To succeed in the Athina Ai interview process, you must demonstrate mastery across several key operational and behavioral domains. Below is a detailed breakdown of how we evaluate candidates and what strong performance looks like in each area.
Written Communication and Asynchronous Execution
Because our teams move quickly and rely heavily on documentation, your ability to write clearly is paramount. This area is evaluated directly through the written assessment stage, where you will be asked to synthesize complex project scenarios, draft stakeholder updates, or outline project plans. Strong performance means delivering documents that are logically structured, free of fluff, and immediately actionable for the reader.
Be ready to go over:
- Executive Summaries – Distilling a complex, multi-month project status into a brief update for leadership.
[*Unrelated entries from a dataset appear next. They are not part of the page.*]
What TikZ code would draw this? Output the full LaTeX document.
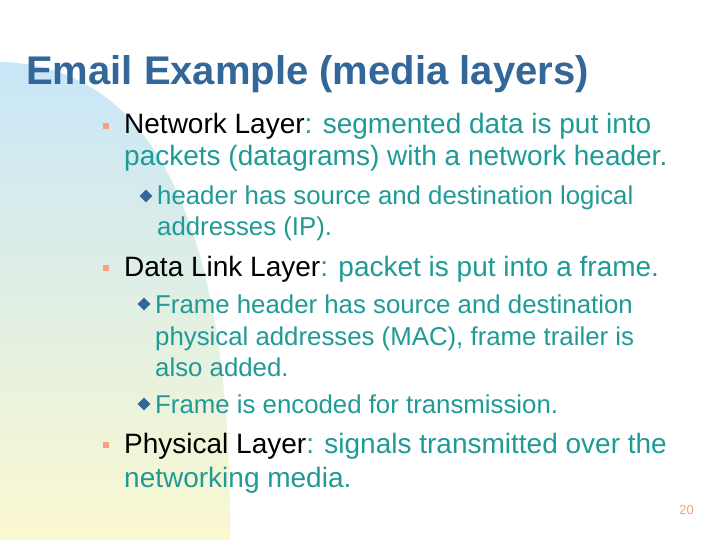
\documentclass[tikz,border=0pt]{standalone}
\usepackage{fontspec}
\setmainfont{Liberation Sans}
\begin{document}
\begin{tikzpicture}[x=1pt,y=-1pt,
  main/.style={anchor=base west,inner sep=0pt,font=\fontsize{28}{28}\selectfont},
  sub/.style={anchor=base west,inner sep=0pt,font=\fontsize{25.8}{25.8}\selectfont,text=teal2},
  sq/.style={fill=bul1,minimum size=6pt,inner sep=0pt},
  dm/.style={fill=bul2,shape=rectangle,rotate=45,minimum size=9pt,inner sep=0pt}]
\definecolor{titlec}{HTML}{336699}
\definecolor{teal2}{HTML}{1F9A96}
\definecolor{bul1}{HTML}{F7A07A}
\definecolor{bul2}{HTML}{336699}
\definecolor{blobtop}{HTML}{C8E6F8}
\definecolor{blobbot}{HTML}{FAF8D0}
\useasboundingbox (0,0) rectangle (720,540);
\fill[white] (0,0) rectangle (720,540);
\shade[top color=blobtop,bottom color=blobbot] (0,62) .. controls (170,66) and (232,260) .. (230,540) -- (0,540) -- cycle;
\node[anchor=base west,inner sep=0pt,font=\fontsize{40}{40}\selectfont\bfseries,text=titlec] (title) at (26,85) {Email Example (media layers)};
\node[sq] (b1) at (106,126) {};
\node[main] (t1a) at (124,134) {Network Layer\textcolor{teal2}{: segmented data is put into}};
\node[main,text=teal2] (t1b) at (124,166) {packets (datagrams) with a network header.};
\node[dm] (d1) at (146,196) {};
\node[sub] (s1a) at (157,205) {header has source and destination logical};
\node[sub] (s1b) at (157,236) {addresses (IP).};
\node[sq] (b2) at (106,268) {};
\node[main] (t2) at (124,276) {Data Link Layer\textcolor{teal2}{: packet is put into a frame.}};
\node[dm] (d2) at (144,304) {};
\node[sub] (s2a) at (155,313) {Frame header has source and destination};
\node[sub] (s2b) at (155,345) {physical addresses (MAC), frame trailer is};
\node[sub] (s2c) at (155,376) {also added.};
\node[dm] (d3) at (144,404) {};
\node[sub] (s3) at (155,413) {Frame is encoded for transmission.};
\node[sq] (b3) at (106,445) {};
\node[main] (t3a) at (124,453) {Physical Layer\textcolor{teal2}{: signals transmitted over the}};
\node[main,text=teal2] (t3b) at (124,487) {networking media.};
\node[anchor=east,inner sep=0pt,font=\fontsize{13}{13}\selectfont,text=bul1] (num) at (694,510) {20};
\end{tikzpicture}
\end{document}
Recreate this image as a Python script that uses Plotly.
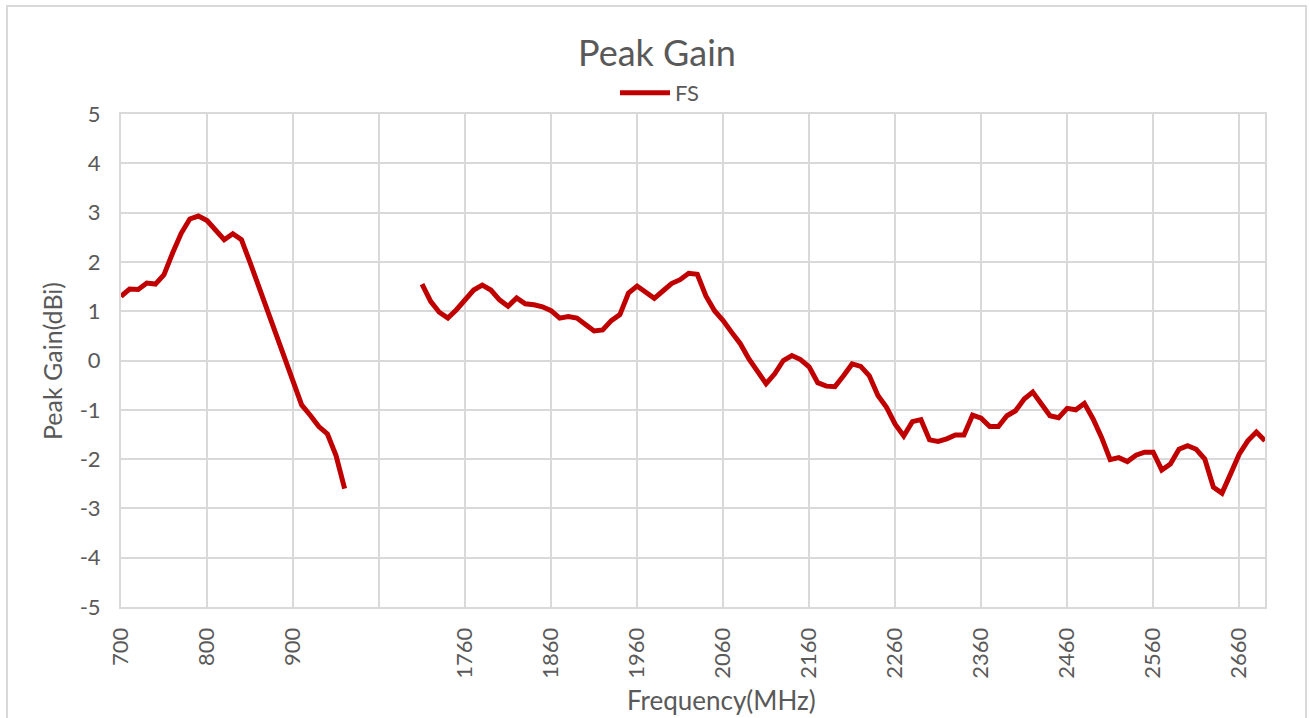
import plotly.graph_objects as go

# ---- data ----
freq_low = [700, 710, 720, 730, 740, 750, 760, 770, 780, 790, 800, 810, 820, 830, 840,
            850, 860, 870, 880, 890, 900, 910, 920, 930, 940, 950, 960]
gain_low = [1.30, 1.45, 1.44, 1.57, 1.55, 1.74, 2.18, 2.58, 2.87, 2.93, 2.84, 2.64, 2.45,
            2.57, 2.45, 1.99, 1.51, 0.98, 0.52, 0.03, -0.47, -0.90, -1.11, -1.34, -1.49,
            -1.93, -2.60]
n_blank = 8  # empty categories between the two bands
freq_high = list(range(1710, 2700, 10))
gain_high = [1.55, 1.20, 0.98, 0.86, 1.03, 1.23, 1.43, 1.53, 1.43, 1.23,
             1.10, 1.27, 1.15, 1.13, 1.09, 1.01, 0.86, 0.89, 0.86, 0.73,
             0.60, 0.62, 0.81, 0.93, 1.37, 1.51, 1.38, 1.26, 1.41, 1.56,
             1.64, 1.77, 1.75, 1.31, 1.01, 0.81, 0.57, 0.34, 0.03, -0.20,
             -0.47, -0.27, 0.00, 0.10, 0.02, -0.13, -0.45, -0.52, -0.53, -0.31,
             -0.07, -0.12, -0.31, -0.71, -0.95, -1.29, -1.53, -1.24, -1.20, -1.61,
             -1.64, -1.59, -1.51, -1.51, -1.11, -1.17, -1.34, -1.34, -1.12, -1.02,
             -0.78, -0.64, -0.86, -1.12, -1.16, -0.97, -1.00, -0.87, -1.18, -1.56,
             -2.01, -1.97, -2.05, -1.92, -1.86, -1.86, -2.22, -2.10, -1.80, -1.73,
             -1.80, -2.00, -2.57, -2.69, -2.30, -1.90, -1.63, -1.45, -1.63]
series_name = "FS"
y_ticks = [-5, -4, -3, -2, -1, 0, 1, 2, 3, 4, 5]

# category axis built from the lists
categories = [str(f) for f in freq_low] + [""] * n_blank + [str(f) for f in freq_high]
values = gain_low + [None] * n_blank + gain_high
positions = list(range(len(categories)))
tick_pos = positions[::10]
tick_txt = [categories[p] for p in tick_pos]

# ---- styling ----
W, H = 1309, 718
L, R, T, B = 121, 1265, 114, 607
TXT = "#595959"
GRID = "#D9D9D9"
FONT = "Lato"

def px(x):
    return (x - L) / (R - L)

def py(y):
    return (B - y) / (B - T)

fig = go.Figure()
fig.add_trace(go.Scatter(
    x=positions, y=values, mode="lines", name=series_name,
    line=dict(color="#C00000", width=5), connectgaps=False,
))

fig.update_layout(
    width=W, height=H,
    margin=dict(l=L, r=W - R, t=T, b=H - B, pad=0),
    paper_bgcolor="white", plot_bgcolor="white",
    font=dict(family=FONT, color=TXT, size=21),
    showlegend=True,
    legend=dict(orientation="h", x=px(660), y=py(93), xanchor="center", yanchor="middle",
                font=dict(size=22, color=TXT, family=FONT), bgcolor="rgba(0,0,0,0)",
                itemwidth=50),
    xaxis=dict(range=[0, len(categories) - 1], tickmode="array", tickvals=tick_pos,
               ticktext=tick_txt, tickangle=-90, showgrid=True, gridcolor=GRID,
               gridwidth=2, zeroline=False, showline=True, linecolor=GRID, linewidth=2,
               mirror=True, ticks="outside", ticklen=10, tickcolor="rgba(0,0,0,0)",
               tickfont=dict(size=22, color=TXT, family=FONT)),
    yaxis=dict(range=[-5, 5], tickmode="array", tickvals=y_ticks,
               ticktext=[("-" + str(abs(v))) if v < 0 else str(v) for v in y_ticks],
               showgrid=True, gridcolor=GRID, gridwidth=2, zeroline=False,
               showline=True, linecolor=GRID, linewidth=2, mirror=True,
               ticks="outside", ticklen=14, tickcolor="rgba(0,0,0,0)",
               tickfont=dict(size=22, color=TXT, family=FONT)),
    annotations=[
        dict(text="Peak Gain", x=px(657), y=py(52), xref="paper", yref="paper",
             showarrow=False, xanchor="center", yanchor="middle",
             font=dict(size=36, color=TXT, family=FONT)),
        dict(text="Frequency(MHz)", x=px(721), y=py(700), xref="paper", yref="paper",
             showarrow=False, xanchor="center", yanchor="middle",
             font=dict(size=26, color=TXT, family=FONT)),
        dict(text="Peak Gain(dBi)", x=px(52), y=py(361), xref="paper", yref="paper",
             showarrow=False, xanchor="center", yanchor="middle", textangle=-90,
             font=dict(size=25, color=TXT, family=FONT)),
    ],
    shapes=[
        dict(type="rect", xref="paper", yref="paper",
             x0=px(7), x1=px(1306), y0=py(730), y1=py(6),
             line=dict(color=GRID, width=2), fillcolor="rgba(0,0,0,0)", layer="below"),
    ],
)

fig.write_html("out.html", config={"displayModeBar": False},
               post_script="document.body.style.margin='0';")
- Risk Mitigation Plans – Identifying potential project blockers and writing out clear, step-by-step contingency plans.
- Process Documentation – Explaining a new workflow or operational process to a cross-functional team clearly and persuasively.
- Advanced concepts (less common) – Drafting post-mortem reports for failed initiatives, or creating asynchronous alignment frameworks for remote teams.
Example questions or scenarios:
- "Draft a project update to the VP of Operations regarding a critical feature launch that is currently running two weeks behind schedule."
- "Review this disorganized set of project requirements and synthesize them into a clear, prioritized one-pager."
- "Explain how you would document a new Agile workflow for an engineering team that has never used formal sprint planning."
Cross-Functional Collaboration and Stakeholder Management
A Project Manager rarely works in a silo. You will be evaluated on your ability to build trust with engineers, product managers, and operations leaders. Interviewers, particularly during the VP of Operations round, will look for evidence that you can navigate disagreements, manage expectations, and keep diverse teams focused on a unified goal.
Be ready to go over:
- Managing Pushback – How you handle situations where engineering says a timeline is impossible, but leadership demands delivery.
- Aligning Priorities – Balancing the operational needs of the business with the technical constraints of the development team.
- Influencing Without Authority – Motivating team members who do not report directly to you to meet crucial deadlines.
- Advanced concepts (less common) – Managing vendor relationships or driving alignment across external partners and internal stakeholders.
Example questions or scenarios:
- "Tell me about a time you had to deliver bad news to a senior stakeholder. How did you prepare, and what was the outcome?"
- "How do you handle a situation where two key engineers fundamentally disagree on the technical approach to a project you are managing?"
- "Describe a scenario where you had to push a team to meet a tight deadline without burning them out."
Project Lifecycle and Risk Management
This area tests your core "hard skills" as a project manager. We want to see how you initiate, plan, execute, monitor, and close projects. Interviewers will assess your familiarity with different project management methodologies and your ability to foresee risks before they materialize into major blockers.
Be ready to go over:
- Methodology Selection – Knowing when to apply Agile, Scrum, Kanban, or Waterfall methodologies based on the project's needs.
- Scope Creep Management – Identifying when a project is expanding beyond its original parameters and taking steps to rein it in.
- Resource Allocation – Ensuring that your team has the right tools, time, and personnel to complete their tasks efficiently.
- Advanced concepts (less common) – Capacity planning across multiple concurrent enterprise-level deployments.
Example questions or scenarios:
- "Walk me through how you build a project plan from scratch when the initial requirements are highly ambiguous."
- "Tell me about a time a project you were managing experienced significant scope creep. How did you address it?"
- "What metrics or KPIs do you track to ensure a project is healthy and on schedule?"